Mar 26, 2015 - Sale 2377

Sale 2377 - Lot 62

Price Realized: $ 6,500
?Final Price Realized includes Buyer’s Premium added to Hammer Price
Estimate: $ 10,000 - $ 15,000
(AMISTAD CAPTIVES.) BARBER, JOHN W. A History of the Amistad Captives: Being a Circumstantial Account of the Capture of the Spanish Schooner Amistad. Large 18-1/2 inch fold-out frontispiece, small map, and additional illustrations including 38 engraved profiles of the captives. 32 pages. 8vo, original drab wrappers bound in later red morocco-backed marbled paper-covered boards; spine with simple gilt rules at top and bottom; frontispiece backed with archival paper; some foxing throughout. New Haven: Published by E.L. & J.W. Barber, 1840

Additional Details

the rare first edition of this account with a fine example of the frontispiece, often lacking. In July of 1839, a group of West African Mende captives bound for Cuba took control of the vessel in what would become the most famous slave ship insurrection in U.S. history. The Africans, under the leadership of Cinque and Grabeau, ordered the first mate to turn the ship around and make for Africa; instead the mate took the schooner on a meandering course that finally brought them to the coast of Long Island. The Captives were charged with murdering the captain and were jailed in New Haven. Word spread quickly among abolitionists and a defense committee was hastily assembled. Ex-President John Quincy Adams came out of retirement to lead the defense, together with Connecticut attorney Roger Baldwin. The basis of the defense was that the Africans had been illegally taken from Africa after the 1807 ban. The Spanish owners, Montes and Ruiz, claimed that the Africans were already slaves and were simply being moved from one Spanish possession to another. Not one of the 39 captives spoke a word of Spanish or English---as one would presume if this were true.
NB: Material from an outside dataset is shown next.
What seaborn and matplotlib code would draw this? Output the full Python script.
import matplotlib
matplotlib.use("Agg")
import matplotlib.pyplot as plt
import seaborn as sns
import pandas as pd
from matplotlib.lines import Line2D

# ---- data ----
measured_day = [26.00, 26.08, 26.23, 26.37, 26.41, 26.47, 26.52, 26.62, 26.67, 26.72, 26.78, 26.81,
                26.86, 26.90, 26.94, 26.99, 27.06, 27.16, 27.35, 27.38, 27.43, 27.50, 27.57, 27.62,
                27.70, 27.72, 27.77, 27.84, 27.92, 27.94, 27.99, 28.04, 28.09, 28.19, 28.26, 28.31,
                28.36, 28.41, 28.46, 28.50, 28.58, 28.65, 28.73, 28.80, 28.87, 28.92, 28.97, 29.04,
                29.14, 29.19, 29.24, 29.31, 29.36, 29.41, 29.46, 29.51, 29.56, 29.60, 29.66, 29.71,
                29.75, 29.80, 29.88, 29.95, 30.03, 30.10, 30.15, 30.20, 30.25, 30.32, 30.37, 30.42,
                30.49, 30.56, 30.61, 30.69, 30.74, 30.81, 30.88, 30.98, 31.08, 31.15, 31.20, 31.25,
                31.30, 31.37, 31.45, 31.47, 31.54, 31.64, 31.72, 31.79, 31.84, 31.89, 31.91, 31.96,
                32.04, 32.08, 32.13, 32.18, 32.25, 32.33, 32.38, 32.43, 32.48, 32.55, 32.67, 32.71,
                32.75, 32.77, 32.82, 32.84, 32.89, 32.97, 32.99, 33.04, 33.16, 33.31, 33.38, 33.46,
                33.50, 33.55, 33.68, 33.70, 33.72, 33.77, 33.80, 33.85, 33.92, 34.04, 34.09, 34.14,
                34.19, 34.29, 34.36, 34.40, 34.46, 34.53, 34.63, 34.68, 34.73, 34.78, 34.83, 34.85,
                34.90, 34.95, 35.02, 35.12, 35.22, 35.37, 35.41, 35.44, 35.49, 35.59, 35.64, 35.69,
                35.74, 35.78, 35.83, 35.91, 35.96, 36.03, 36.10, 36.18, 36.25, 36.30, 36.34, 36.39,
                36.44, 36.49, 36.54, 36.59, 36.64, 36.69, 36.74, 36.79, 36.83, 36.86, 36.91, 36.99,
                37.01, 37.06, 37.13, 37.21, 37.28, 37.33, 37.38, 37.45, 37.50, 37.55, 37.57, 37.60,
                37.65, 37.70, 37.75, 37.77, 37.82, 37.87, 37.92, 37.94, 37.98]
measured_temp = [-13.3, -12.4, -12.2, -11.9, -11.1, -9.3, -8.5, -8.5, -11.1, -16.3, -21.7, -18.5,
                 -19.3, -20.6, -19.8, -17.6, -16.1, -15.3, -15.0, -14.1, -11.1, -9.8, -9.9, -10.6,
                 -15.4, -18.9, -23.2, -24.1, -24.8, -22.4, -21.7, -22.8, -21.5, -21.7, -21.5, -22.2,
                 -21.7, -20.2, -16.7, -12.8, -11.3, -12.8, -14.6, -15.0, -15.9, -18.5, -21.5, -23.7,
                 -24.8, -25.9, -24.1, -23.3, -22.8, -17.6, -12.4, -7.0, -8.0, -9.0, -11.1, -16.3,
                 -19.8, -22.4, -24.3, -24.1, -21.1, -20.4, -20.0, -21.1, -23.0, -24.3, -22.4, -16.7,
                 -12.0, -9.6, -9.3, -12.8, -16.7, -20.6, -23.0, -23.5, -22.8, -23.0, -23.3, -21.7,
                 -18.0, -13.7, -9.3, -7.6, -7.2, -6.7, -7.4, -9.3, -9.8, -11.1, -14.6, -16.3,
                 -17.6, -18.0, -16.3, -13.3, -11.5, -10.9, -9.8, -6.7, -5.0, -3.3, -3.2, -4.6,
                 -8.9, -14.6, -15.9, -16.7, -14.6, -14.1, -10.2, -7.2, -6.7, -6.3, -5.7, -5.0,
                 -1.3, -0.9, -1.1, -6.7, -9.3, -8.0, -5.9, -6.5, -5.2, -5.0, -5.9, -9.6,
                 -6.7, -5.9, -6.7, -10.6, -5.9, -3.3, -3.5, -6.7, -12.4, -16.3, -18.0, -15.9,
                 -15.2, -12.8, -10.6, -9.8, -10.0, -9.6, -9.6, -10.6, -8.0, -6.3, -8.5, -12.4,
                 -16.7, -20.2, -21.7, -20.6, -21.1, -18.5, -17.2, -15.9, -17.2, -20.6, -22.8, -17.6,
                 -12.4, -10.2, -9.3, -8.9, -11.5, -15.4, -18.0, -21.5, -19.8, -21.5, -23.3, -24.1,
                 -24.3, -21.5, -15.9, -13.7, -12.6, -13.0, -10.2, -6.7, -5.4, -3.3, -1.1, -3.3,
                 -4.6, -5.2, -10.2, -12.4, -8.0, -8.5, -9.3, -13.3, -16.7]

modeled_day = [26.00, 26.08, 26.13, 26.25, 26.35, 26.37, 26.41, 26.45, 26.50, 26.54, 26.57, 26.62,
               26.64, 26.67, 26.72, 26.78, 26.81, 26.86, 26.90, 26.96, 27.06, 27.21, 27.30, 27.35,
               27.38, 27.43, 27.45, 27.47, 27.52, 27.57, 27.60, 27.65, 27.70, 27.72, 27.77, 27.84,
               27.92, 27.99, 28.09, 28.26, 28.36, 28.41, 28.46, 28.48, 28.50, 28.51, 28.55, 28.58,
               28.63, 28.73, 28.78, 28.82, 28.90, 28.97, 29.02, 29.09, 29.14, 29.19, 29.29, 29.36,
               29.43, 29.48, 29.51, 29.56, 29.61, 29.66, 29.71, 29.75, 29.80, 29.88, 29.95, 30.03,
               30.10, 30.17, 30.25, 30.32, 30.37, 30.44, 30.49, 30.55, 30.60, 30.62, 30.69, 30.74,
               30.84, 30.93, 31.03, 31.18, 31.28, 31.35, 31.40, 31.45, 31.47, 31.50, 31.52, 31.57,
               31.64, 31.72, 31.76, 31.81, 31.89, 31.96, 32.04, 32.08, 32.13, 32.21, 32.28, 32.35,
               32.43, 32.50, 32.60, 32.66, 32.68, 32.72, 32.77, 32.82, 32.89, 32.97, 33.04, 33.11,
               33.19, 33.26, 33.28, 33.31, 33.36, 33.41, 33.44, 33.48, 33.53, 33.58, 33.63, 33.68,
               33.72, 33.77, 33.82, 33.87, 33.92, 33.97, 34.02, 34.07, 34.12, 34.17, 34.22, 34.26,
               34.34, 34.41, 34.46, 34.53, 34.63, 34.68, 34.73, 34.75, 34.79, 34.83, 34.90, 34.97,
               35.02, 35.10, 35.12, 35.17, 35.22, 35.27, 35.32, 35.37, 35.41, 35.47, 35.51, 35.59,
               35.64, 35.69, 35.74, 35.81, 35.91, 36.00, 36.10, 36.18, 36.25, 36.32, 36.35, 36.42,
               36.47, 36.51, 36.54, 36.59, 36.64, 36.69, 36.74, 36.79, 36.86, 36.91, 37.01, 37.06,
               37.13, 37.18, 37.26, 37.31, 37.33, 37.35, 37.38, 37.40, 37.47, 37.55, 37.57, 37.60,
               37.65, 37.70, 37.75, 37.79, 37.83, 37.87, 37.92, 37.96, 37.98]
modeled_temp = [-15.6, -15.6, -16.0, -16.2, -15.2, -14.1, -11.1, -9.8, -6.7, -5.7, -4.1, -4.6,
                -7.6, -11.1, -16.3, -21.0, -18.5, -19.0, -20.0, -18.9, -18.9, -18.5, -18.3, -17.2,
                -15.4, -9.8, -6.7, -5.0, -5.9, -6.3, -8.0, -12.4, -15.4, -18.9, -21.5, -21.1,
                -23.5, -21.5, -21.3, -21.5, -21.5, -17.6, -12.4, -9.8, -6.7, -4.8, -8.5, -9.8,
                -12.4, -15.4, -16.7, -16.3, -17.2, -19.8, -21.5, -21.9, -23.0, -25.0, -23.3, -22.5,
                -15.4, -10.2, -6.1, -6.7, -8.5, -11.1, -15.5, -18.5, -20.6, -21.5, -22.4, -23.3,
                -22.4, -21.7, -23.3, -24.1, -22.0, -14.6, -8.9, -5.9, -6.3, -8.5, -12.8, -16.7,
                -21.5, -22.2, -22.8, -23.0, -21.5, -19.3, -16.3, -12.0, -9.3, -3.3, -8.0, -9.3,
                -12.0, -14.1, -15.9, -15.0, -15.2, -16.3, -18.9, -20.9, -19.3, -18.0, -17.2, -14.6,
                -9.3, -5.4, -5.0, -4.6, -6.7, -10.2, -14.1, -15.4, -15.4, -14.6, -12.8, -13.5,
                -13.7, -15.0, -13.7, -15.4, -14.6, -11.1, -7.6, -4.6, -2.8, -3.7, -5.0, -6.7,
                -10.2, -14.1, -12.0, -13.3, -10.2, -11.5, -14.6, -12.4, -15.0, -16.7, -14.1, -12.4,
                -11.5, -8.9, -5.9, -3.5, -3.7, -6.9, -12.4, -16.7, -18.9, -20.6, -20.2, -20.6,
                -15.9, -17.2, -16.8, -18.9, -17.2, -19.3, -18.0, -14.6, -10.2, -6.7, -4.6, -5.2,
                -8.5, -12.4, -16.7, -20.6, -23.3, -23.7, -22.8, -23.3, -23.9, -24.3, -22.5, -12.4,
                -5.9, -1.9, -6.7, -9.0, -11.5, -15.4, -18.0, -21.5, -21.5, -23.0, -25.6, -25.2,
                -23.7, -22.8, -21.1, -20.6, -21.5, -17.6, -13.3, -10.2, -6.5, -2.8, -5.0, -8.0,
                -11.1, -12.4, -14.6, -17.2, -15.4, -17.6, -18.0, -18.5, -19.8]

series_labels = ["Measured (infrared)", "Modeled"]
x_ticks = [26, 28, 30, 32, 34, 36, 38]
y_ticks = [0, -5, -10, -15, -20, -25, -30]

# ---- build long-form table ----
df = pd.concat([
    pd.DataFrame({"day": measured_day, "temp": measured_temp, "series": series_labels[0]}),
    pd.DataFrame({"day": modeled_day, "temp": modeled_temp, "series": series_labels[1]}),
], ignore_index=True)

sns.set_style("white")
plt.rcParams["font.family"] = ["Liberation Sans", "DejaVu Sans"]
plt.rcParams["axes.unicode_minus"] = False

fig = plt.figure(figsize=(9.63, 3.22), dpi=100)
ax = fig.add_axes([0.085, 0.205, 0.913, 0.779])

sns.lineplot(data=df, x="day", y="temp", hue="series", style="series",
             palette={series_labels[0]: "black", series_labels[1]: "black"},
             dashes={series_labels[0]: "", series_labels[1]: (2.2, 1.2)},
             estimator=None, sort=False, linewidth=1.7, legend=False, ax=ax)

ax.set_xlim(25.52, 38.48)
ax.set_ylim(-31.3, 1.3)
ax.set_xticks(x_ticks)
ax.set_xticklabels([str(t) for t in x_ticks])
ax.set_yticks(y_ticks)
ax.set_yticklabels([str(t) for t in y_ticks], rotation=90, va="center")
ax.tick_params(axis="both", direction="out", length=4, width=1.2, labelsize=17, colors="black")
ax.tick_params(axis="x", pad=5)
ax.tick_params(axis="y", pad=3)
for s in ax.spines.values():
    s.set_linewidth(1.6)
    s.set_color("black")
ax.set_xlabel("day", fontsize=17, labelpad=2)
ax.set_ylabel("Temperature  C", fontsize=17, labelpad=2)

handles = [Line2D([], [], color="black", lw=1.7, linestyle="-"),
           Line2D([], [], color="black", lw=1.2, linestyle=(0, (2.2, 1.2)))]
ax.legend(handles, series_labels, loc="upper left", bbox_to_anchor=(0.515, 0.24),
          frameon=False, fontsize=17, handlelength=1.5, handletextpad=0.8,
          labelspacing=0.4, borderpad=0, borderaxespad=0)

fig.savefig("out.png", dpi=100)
Adams and Baldwin managed to find a seaman who was a Mende tribesman from Sierra Leone who could translate for the Africans and so the full story of their capture came out. On 13 January, 1840 the lower court declared that the captives had been "born free," and kidnapped. To appease the Spanish, however, the administration of President Van Buren sent the case to the Supreme Court, where Adams and Baldwin again prevailed. On 9 March, 1841, Justice Story, speaking for the Court, declared again that the Africans had indeed been kidnapped. And so, after nearly two years, the Amistad Captives were freed.